The amount to be allowed to a widow for one year's support from the estate of her husband is within the sound discretion of the chancellor.
The award made by the chancellor was an exercise of sound legal discretion.
Argued orally by Frank T. Williams, for appellant, and by A.Y. Harper, for appellee.
Niles Moseley departed this life, testate, June 8, 1946, leaving an estate, real and personal, of the approximate value of $400,000, one-half of which, by his will, he left in trust for his widow, the appellant. The appraisers allowed the widow five thousand dollars for a year's support. She petitioned the Chancellor to increase that to eighty-five hundred dollars. The trustee, appellee here, resisted the increase. The Chancellor denied the petition and approved the amount fixed by the appraisers. The widow appeals from that decree.

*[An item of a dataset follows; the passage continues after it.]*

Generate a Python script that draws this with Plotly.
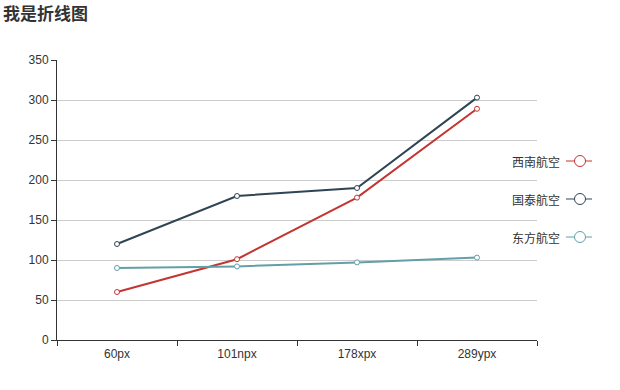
import plotly.graph_objects as go

categories = ["60px", "101npx", "178xpx", "289ypx"]
series_names = ["西南航空", "国泰航空", "东方航空"]
xinan = [60, 101, 178, 289]
guotai = [120, 180, 190, 303]
dongfang = [90, 92, 97, 103]
colors = ["#c23531", "#2f4554", "#61a0a8"]
y_ticks = [0, 50, 100, 150, 200, 250, 300, 350]

W, H = 620, 390
L, R, T, B = 57, 83, 60, 50
PW, PH = W - L - R, H - T - B


def px(x):
    return (x - L) / PW


def py(y):
    return (H - B - y) / PH


fig = go.Figure()
for name, vals, c in zip(series_names, [xinan, guotai, dongfang], colors):
    fig.add_trace(go.Scatter(
        x=categories, y=vals, name=name, mode="lines+markers",
        line=dict(color=c, width=2),
        marker=dict(symbol="circle", size=5, color="white", line=dict(color=c, width=1)),
        showlegend=False,
    ))

# custom legend (text left, icon right)
for i, (name, c) in enumerate(zip(series_names, colors)):
    yp = 161 + i * 38
    fig.add_annotation(x=px(562), y=py(yp), xref="paper", yref="paper", text=name,
                       showarrow=False, xanchor="right", yanchor="middle",
                       font=dict(size=12, color="#333", family="Noto Sans CJK SC"))
    fig.add_shape(type="line", xref="paper", yref="paper",
                  x0=px(566), x1=px(592), y0=py(yp), y1=py(yp), line=dict(color=c, width=1))
    fig.add_shape(type="circle", xref="paper", yref="paper",
                  x0=px(574.5), x1=px(585.5), y0=py(yp - 5.5), y1=py(yp + 5.5),
                  line=dict(color=c, width=1), fillcolor="white")

fig.update_layout(
    width=W, height=H,
    margin=dict(l=L, r=R, t=T, b=B),
    paper_bgcolor="white", plot_bgcolor="white",
    title=dict(text="<b>我是折线图</b>", x=3 / W, xanchor="left", y=1 - 14 / H, yanchor="middle",
               font=dict(size=17, color="#333", family="Noto Sans CJK SC")),
    font=dict(family="Liberation Sans, Arial", size=12, color="#333"),
)
fig.update_xaxes(
    type="category", range=[-0.5, 3.5], showgrid=False,
    showline=True, linecolor="#333", linewidth=1,
    ticks="outside", ticklen=5, tickcolor="#333", tickson="boundaries",
    ticklabelstandoff=3,
    tickfont=dict(size=12, color="#333"),
)
fig.update_yaxes(
    range=[0, 350], tickvals=y_ticks, showgrid=True, gridcolor="#ccc", gridwidth=1,
    showline=True, linecolor="#333", linewidth=1, zeroline=False,
    ticks="outside", ticklen=5, tickcolor="#333",
    tickfont=dict(size=12, color="#333"),
)

fig.write_html("out.html", config={"displayModeBar": False})

with open("out.html", "r", encoding="utf-8") as f:
    html = f.read()
html = html.replace("<body>", '<body style="margin:0;padding:0;">', 1)
with open("out.html", "w", encoding="utf-8") as f:
    f.write(html)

Section 561, Miss. Code 1942, authorizes and directs the appraisers to allow the widow a sufficient amount for her comfortable support for one year. Such allowance by the appraisers is advisory to, but not binding upon, the Chancellor. Gilmer v. Gilmer, 151 Miss. 23, 117 So. 371; Prentiss v. Turner, 170 Miss. 496, 155 So. 214. The Chancellor, in determining the amount, should exercise a sound, judicial discretion, taking into consideration the value of the estate, the rights of others having an interest therein, the manner of living to which the widow, during the life of her husband, had been accustomed, her station in life and the demands which such station imposed upon her. Whitehead v. Kirk, 106 Miss. 706, 64 So. 658. The parties hereto recognize these rules and principles but appellant says the undisputed proof on the hearing of this petition showed that the sum allowed was not sufficient for her comfortable support and maintenance in the manner of living to which she had been accustomed. She was the only witness. She exhibited to the court an itemized statement of the expenses she says she had incurred from the date of the death of her husband to the time of the hearing. That aggregated $6,414.75.

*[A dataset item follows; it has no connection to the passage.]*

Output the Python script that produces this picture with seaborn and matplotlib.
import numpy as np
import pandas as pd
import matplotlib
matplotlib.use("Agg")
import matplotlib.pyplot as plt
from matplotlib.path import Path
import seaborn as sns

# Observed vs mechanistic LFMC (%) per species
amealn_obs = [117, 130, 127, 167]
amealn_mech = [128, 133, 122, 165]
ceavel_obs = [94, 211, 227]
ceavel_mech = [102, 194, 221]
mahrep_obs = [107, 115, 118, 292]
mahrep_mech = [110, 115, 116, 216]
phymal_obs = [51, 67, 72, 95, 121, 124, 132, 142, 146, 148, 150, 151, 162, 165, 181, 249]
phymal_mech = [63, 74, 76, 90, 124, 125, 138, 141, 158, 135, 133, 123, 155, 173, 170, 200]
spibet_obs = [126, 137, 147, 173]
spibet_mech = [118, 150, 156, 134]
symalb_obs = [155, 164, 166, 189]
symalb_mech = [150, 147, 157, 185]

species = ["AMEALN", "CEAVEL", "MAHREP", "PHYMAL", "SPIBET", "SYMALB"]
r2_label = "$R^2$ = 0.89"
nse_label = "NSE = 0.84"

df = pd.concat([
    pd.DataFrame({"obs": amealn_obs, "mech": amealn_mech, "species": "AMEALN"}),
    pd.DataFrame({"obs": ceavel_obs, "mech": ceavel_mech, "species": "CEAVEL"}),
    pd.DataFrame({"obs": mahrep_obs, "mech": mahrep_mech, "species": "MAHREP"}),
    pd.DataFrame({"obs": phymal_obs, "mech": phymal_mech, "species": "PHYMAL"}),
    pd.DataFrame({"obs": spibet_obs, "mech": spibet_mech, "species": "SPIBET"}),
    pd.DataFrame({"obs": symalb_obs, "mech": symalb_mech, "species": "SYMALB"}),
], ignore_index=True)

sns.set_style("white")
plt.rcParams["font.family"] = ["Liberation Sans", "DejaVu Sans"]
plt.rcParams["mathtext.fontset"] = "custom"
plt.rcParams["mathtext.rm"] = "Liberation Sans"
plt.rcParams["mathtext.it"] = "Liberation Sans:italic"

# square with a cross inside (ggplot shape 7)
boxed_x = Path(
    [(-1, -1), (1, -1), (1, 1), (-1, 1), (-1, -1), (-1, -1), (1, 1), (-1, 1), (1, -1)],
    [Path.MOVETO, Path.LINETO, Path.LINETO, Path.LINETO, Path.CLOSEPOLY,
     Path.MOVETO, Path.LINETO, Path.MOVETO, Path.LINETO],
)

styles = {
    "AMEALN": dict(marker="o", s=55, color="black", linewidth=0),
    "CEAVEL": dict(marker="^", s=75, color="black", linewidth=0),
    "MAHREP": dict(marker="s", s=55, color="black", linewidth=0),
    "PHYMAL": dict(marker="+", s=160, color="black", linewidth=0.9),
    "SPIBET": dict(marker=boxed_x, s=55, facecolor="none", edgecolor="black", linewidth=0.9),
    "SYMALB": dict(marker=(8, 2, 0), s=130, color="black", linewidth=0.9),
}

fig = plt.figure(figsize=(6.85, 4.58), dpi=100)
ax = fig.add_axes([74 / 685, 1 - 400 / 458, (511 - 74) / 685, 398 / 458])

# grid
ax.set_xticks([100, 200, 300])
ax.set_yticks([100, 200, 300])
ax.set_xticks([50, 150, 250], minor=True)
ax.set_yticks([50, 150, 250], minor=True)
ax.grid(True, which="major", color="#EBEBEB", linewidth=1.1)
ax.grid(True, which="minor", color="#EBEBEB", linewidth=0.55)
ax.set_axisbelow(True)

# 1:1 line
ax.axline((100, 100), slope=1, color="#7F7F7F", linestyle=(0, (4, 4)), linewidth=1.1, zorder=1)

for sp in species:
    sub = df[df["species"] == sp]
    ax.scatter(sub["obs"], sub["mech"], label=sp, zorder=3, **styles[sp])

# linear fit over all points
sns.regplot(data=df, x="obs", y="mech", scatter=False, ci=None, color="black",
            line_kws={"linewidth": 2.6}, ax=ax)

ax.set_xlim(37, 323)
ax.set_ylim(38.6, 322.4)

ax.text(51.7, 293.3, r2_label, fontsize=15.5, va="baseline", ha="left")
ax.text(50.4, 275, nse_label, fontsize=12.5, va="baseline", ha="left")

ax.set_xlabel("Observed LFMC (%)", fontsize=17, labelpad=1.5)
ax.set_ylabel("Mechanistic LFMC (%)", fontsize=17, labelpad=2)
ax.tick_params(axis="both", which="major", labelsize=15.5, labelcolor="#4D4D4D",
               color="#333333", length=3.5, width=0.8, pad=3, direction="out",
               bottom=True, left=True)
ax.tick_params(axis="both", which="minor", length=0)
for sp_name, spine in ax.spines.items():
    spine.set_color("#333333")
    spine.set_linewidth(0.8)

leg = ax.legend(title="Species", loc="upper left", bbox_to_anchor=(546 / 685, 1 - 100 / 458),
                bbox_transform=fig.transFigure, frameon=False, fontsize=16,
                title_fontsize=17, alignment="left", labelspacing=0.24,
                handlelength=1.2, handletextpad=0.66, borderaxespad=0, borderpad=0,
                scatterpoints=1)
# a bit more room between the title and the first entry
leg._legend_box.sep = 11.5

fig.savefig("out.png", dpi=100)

She also exhibited an itemized statement of expenses she estimated would be incurred from the time of the hearing to June 8, 1947. That amounted to $3,079.50. We have carefully examined and considered the nature of the items and cost thereof on both lists, as no doubt the Chancellor did also. Both lists contain a number of items which, by their nature, are not such as come properly within an allowance to the widow for her support, such as, for instance, repairs, taxes and insurance upon her separate property, aggregating several hundred dollars; the purchase of a lot and clothing for burial of the decedent, the latter two items being properly obligations of the Executor if lawfully incurred and presented. And such examination of the lists further discloses that, as to the items the nature of which come properly within such allowance, the costs thereof are excessive — at least, that the Chancellor, in the exercise of a sound discretion, was justified in so concluding. For example, the items for clothing alone, already purchased and contemplated to be purchased, aggregate $2,541. We can well understand the Chancellor might have thought so large an amount unnecessary for clothing for one year. We could mention other items which, by their nature, are not within such an allowance and which, although they be of such character, are excessive in amounts. All in all, while we think the Chancellor would have been justified in allowing a greater sum than he did, we can not say that his refusal to do so was a manifest abuse of discretion, especially since it was his duty to protect the rights of other persons interested in the estate along with the rights of the widow. However, the adjudication herein shall not bar or affect whatever right appellant may have to reimbursement out of the estate for expenditures incurred or paid by her which are legal obligations of the Executor.